Since 2003, a cumulative sum of almost €1.8 million has been allocated for cancer genetic services to the national centre. This includes approval which was given in 2004 to extend the national testing programme at the centre, supported by the appointment of an additional consultant clinical geneticist. The Department of Health and Children is working closely with the HSE and the national centre to further develop this service.
The HSE has informed the Department that the national centre is in the process of upgrading its facilities and renewing and modernising much of its laboratory equipment at present. The hospital advertised in 2004 for the post of consultant clinical geneticist and interviews took place in January of this year. However, the hospital was unable to appoint a suitably qualified candidate. It will shortly re-advertise the post of consultant clinical geneticist with a special interest in hereditary cancer and hopes to appoint a suitable candidate towards the end of this year.

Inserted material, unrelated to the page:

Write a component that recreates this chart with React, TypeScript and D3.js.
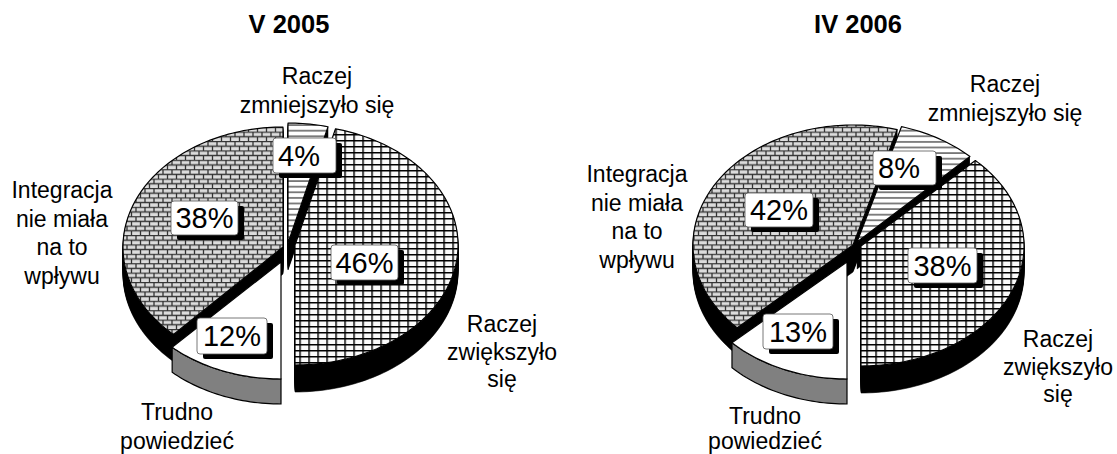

The hospital is currently outsourcing much of its cancer genetics testing internationally and is in discussions with the Health Service Executive about the employment ceiling and the difficulties involved in recruiting staff for the genetics service. The hospital is also exploring the feasibility of outsourcing, as an interim measure, the necessary counselling and backup required for women who have been identified as having an increased risk of breast cancer. These strategies are aimed at reducing the current waiting times in genetic testing.
Major advances have been made in recent years in cancer genetics. The increasing worldwide understanding of the role of genetics in the provision of cancer care is leading to an increased demand for the development of services in the area. This presents major medical, organisational and financial challenges which need to be addressed to ensure that patients get the highest quality care. The opportunity now exists to bring policy into line with medical advances in the area and to develop cancer genetic service provision.
A subgroup of the National Cancer Forum on genetics has examined the specific areas of inherited familial predisposition to cancer, cancer risk profiling of persons without inherited mutations and molecular diagnostics and molecular therapeutics. The work of this subgroup has informed the recommendations of the forum in terms of genetics. It is anticipated that the strategy will be completed in the autumn.
In conclusion, I again confirm the Government's commitment to the development of the national cancer genetics service. The Government will continue to work with the Health Service Executive to ensure that the best service possible is made available.